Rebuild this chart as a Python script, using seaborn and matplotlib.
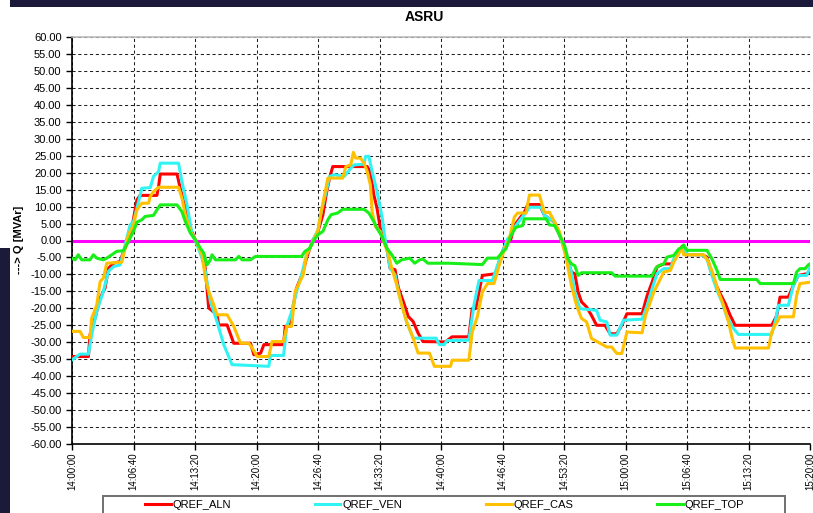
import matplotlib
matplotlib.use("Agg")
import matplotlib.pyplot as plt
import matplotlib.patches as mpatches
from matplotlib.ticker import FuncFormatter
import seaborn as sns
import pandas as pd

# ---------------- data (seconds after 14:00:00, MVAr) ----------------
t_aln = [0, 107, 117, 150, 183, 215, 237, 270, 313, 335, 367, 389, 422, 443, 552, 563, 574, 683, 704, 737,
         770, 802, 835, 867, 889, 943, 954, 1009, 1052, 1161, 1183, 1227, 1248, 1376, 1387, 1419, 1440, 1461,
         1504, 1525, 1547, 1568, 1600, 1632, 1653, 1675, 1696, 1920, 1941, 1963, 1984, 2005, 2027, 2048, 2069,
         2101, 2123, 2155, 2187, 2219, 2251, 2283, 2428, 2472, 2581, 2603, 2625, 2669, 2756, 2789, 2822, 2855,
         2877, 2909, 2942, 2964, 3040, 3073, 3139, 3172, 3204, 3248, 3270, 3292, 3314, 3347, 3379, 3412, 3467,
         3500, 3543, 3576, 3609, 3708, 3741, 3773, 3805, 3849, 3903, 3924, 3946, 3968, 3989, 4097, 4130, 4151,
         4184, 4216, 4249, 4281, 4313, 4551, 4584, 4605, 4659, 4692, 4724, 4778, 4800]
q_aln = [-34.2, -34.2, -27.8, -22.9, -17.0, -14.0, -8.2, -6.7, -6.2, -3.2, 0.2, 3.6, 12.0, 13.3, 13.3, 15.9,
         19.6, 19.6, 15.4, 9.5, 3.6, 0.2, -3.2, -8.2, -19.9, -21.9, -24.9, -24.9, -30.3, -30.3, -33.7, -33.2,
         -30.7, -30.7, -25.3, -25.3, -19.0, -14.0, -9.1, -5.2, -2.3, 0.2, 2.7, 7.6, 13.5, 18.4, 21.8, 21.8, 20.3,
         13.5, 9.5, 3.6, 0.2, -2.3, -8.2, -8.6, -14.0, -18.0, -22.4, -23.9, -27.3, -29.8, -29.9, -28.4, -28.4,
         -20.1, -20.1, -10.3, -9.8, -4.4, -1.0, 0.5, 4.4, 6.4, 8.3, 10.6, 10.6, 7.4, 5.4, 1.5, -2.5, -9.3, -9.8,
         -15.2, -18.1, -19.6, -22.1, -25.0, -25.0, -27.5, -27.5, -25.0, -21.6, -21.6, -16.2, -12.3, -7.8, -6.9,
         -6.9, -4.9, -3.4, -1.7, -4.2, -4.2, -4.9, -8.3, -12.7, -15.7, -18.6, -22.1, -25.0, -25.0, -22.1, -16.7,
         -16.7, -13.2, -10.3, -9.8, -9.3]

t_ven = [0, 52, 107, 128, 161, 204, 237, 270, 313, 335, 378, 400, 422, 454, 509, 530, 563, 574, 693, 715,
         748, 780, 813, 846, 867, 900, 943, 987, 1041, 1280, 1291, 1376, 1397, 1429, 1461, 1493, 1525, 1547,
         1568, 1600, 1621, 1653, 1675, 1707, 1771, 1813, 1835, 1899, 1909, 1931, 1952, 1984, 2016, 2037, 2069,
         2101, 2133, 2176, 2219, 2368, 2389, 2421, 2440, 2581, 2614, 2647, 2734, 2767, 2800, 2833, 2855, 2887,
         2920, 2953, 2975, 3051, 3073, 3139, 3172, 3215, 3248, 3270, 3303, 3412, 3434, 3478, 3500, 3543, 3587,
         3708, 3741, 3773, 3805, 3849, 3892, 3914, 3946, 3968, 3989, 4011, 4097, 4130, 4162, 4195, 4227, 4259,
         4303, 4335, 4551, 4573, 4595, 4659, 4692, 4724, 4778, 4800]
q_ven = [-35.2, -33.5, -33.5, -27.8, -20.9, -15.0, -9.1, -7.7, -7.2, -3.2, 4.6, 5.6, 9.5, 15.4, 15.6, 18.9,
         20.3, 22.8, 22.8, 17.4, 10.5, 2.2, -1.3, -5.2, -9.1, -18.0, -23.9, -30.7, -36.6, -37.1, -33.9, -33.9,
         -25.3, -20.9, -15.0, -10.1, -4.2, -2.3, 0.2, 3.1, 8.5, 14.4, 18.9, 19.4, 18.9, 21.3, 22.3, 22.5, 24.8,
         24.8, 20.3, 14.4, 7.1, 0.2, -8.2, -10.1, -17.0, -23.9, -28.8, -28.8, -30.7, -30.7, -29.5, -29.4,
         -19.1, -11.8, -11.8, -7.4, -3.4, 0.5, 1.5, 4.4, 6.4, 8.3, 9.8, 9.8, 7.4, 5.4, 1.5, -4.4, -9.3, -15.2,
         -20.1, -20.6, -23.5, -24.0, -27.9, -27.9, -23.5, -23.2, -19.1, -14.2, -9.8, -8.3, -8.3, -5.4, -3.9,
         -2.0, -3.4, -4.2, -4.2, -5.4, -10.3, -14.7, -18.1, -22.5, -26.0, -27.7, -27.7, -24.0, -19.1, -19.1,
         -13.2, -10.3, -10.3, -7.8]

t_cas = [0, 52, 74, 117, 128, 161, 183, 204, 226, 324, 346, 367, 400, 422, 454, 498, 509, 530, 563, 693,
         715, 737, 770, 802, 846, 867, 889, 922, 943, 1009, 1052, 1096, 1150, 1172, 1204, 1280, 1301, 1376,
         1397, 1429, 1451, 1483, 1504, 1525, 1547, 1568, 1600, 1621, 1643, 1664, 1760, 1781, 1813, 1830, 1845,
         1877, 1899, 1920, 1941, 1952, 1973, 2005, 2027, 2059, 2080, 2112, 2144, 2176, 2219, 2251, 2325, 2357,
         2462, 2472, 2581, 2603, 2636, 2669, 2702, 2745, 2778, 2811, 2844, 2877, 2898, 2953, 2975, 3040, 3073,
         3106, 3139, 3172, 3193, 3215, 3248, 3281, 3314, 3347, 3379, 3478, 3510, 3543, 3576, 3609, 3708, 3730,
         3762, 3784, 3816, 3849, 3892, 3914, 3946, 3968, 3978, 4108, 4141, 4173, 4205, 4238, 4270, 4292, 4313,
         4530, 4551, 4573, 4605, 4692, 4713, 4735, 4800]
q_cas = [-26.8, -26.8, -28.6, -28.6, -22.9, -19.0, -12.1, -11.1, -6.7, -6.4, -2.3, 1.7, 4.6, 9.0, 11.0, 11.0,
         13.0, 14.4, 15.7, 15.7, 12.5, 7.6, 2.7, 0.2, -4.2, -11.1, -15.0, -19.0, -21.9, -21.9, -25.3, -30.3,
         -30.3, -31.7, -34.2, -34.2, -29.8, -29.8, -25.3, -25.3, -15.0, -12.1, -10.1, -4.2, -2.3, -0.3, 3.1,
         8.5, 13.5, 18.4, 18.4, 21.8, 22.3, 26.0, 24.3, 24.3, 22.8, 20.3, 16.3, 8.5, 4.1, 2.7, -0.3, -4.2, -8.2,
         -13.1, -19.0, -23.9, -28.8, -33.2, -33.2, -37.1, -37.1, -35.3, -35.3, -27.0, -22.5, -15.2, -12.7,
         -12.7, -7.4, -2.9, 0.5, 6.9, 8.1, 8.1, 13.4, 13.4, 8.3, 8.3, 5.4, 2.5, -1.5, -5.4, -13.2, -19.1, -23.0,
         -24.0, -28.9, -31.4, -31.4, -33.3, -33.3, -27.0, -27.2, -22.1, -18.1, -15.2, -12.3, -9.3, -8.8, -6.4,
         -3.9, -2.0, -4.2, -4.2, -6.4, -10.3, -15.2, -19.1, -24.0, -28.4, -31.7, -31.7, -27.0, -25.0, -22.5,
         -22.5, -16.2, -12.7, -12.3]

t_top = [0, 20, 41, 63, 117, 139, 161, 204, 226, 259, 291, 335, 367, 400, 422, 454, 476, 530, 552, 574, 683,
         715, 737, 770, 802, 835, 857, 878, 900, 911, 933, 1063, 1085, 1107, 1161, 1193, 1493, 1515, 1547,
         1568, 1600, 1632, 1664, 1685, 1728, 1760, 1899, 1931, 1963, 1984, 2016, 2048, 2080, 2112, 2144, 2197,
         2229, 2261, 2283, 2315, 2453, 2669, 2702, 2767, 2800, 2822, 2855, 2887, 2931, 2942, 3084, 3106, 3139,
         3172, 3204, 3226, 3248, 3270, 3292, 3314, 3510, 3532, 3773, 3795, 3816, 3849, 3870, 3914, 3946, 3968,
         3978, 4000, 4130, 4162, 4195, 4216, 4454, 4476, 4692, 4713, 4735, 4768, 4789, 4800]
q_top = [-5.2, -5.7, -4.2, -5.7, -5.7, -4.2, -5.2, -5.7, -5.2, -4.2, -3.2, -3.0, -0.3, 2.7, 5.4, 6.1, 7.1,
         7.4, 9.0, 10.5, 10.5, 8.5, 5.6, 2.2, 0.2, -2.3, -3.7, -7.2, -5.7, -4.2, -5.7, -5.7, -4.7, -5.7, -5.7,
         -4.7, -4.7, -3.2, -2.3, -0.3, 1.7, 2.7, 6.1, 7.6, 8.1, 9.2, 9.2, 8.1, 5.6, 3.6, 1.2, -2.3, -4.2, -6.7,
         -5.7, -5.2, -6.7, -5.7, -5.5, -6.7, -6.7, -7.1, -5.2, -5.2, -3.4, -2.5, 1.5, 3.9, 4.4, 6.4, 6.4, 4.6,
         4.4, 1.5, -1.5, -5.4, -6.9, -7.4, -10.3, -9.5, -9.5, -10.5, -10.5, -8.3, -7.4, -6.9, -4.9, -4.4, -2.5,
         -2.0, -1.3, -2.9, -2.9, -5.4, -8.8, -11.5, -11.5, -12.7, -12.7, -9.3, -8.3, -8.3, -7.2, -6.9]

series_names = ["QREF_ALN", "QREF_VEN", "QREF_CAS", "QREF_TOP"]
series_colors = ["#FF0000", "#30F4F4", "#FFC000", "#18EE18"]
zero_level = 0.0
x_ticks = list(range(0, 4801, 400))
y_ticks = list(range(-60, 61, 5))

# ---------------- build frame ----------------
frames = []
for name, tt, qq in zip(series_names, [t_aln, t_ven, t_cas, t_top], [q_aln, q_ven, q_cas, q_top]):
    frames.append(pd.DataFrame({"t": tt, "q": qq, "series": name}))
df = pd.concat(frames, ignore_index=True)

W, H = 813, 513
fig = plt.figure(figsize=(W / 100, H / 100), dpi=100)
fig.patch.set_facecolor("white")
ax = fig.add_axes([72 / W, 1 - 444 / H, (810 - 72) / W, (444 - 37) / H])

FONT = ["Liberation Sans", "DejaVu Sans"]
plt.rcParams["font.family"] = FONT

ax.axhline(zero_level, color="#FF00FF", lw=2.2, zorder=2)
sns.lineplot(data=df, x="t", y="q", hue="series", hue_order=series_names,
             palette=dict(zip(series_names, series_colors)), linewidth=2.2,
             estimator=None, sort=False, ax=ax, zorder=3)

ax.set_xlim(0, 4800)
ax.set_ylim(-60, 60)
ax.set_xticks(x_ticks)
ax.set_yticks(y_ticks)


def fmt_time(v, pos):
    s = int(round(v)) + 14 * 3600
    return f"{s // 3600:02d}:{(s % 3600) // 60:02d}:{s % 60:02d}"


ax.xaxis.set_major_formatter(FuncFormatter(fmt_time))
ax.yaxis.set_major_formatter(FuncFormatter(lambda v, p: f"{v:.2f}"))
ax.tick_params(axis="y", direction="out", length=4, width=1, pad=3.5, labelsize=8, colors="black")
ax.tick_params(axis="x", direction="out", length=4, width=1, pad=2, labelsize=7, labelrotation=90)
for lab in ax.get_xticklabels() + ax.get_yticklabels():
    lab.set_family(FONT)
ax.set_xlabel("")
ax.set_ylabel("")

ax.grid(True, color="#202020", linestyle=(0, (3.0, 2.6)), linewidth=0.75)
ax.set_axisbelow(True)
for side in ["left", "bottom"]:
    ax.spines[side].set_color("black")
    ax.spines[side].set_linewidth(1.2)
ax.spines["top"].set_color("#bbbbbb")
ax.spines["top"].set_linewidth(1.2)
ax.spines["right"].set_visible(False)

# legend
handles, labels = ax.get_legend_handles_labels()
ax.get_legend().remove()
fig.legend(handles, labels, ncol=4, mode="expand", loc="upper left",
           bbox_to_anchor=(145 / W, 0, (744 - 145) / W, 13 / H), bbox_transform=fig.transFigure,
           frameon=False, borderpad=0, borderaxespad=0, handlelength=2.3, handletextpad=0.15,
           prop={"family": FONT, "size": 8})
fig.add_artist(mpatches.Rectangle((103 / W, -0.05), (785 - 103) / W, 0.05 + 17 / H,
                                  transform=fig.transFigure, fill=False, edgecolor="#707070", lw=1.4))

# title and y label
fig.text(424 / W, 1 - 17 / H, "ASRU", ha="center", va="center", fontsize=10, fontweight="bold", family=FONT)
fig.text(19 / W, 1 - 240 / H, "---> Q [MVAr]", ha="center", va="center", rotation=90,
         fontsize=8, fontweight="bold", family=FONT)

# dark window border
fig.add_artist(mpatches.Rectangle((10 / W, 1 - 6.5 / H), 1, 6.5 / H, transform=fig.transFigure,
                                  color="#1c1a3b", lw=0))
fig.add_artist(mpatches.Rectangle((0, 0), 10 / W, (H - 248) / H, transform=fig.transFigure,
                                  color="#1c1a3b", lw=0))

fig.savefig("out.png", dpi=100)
-=-=-=-=-
* **To be done**:
Transcribe the opening line of the listing above, please, and every line after it through the line with "-16.7, -13.2, -10.3, -9.8, -9.3]", word for word, without pictures.

* **Output of the task**:
Rebuild this chart as a Python script, using seaborn and matplotlib.
import matplotlib
matplotlib.use("Agg")
import matplotlib.pyplot as plt
import matplotlib.patches as mpatches
from matplotlib.ticker import FuncFormatter
import seaborn as sns
import pandas as pd

# ---------------- data (seconds after 14:00:00, MVAr) ----------------
t_aln = [0, 107, 117, 150, 183, 215, 237, 270, 313, 335, 367, 389, 422, 443, 552, 563, 574, 683, 704, 737,
         770, 802, 835, 867, 889, 943, 954, 1009, 1052, 1161, 1183, 1227, 1248, 1376, 1387, 1419, 1440, 1461,
         1504, 1525, 1547, 1568, 1600, 1632, 1653, 1675, 1696, 1920, 1941, 1963, 1984, 2005, 2027, 2048, 2069,
         2101, 2123, 2155, 2187, 2219, 2251, 2283, 2428, 2472, 2581, 2603, 2625, 2669, 2756, 2789, 2822, 2855,
         2877, 2909, 2942, 2964, 3040, 3073, 3139, 3172, 3204, 3248, 3270, 3292, 3314, 3347, 3379, 3412, 3467,
         3500, 3543, 3576, 3609, 3708, 3741, 3773, 3805, 3849, 3903, 3924, 3946, 3968, 3989, 4097, 4130, 4151,
         4184, 4216, 4249, 4281, 4313, 4551, 4584, 4605, 4659, 4692, 4724, 4778, 4800]
q_aln = [-34.2, -34.2, -27.8, -22.9, -17.0, -14.0, -8.2, -6.7, -6.2, -3.2, 0.2, 3.6, 12.0, 13.3, 13.3, 15.9,
         19.6, 19.6, 15.4, 9.5, 3.6, 0.2, -3.2, -8.2, -19.9, -21.9, -24.9, -24.9, -30.3, -30.3, -33.7, -33.2,
         -30.7, -30.7, -25.3, -25.3, -19.0, -14.0, -9.1, -5.2, -2.3, 0.2, 2.7, 7.6, 13.5, 18.4, 21.8, 21.8, 20.3,
         13.5, 9.5, 3.6, 0.2, -2.3, -8.2, -8.6, -14.0, -18.0, -22.4, -23.9, -27.3, -29.8, -29.9, -28.4, -28.4,
         -20.1, -20.1, -10.3, -9.8, -4.4, -1.0, 0.5, 4.4, 6.4, 8.3, 10.6, 10.6, 7.4, 5.4, 1.5, -2.5, -9.3, -9.8,
         -15.2, -18.1, -19.6, -22.1, -25.0, -25.0, -27.5, -27.5, -25.0, -21.6, -21.6, -16.2, -12.3, -7.8, -6.9,
         -6.9, -4.9, -3.4, -1.7, -4.2, -4.2, -4.9, -8.3, -12.7, -15.7, -18.6, -22.1, -25.0, -25.0, -22.1, -16.7,
         -16.7, -13.2, -10.3, -9.8, -9.3]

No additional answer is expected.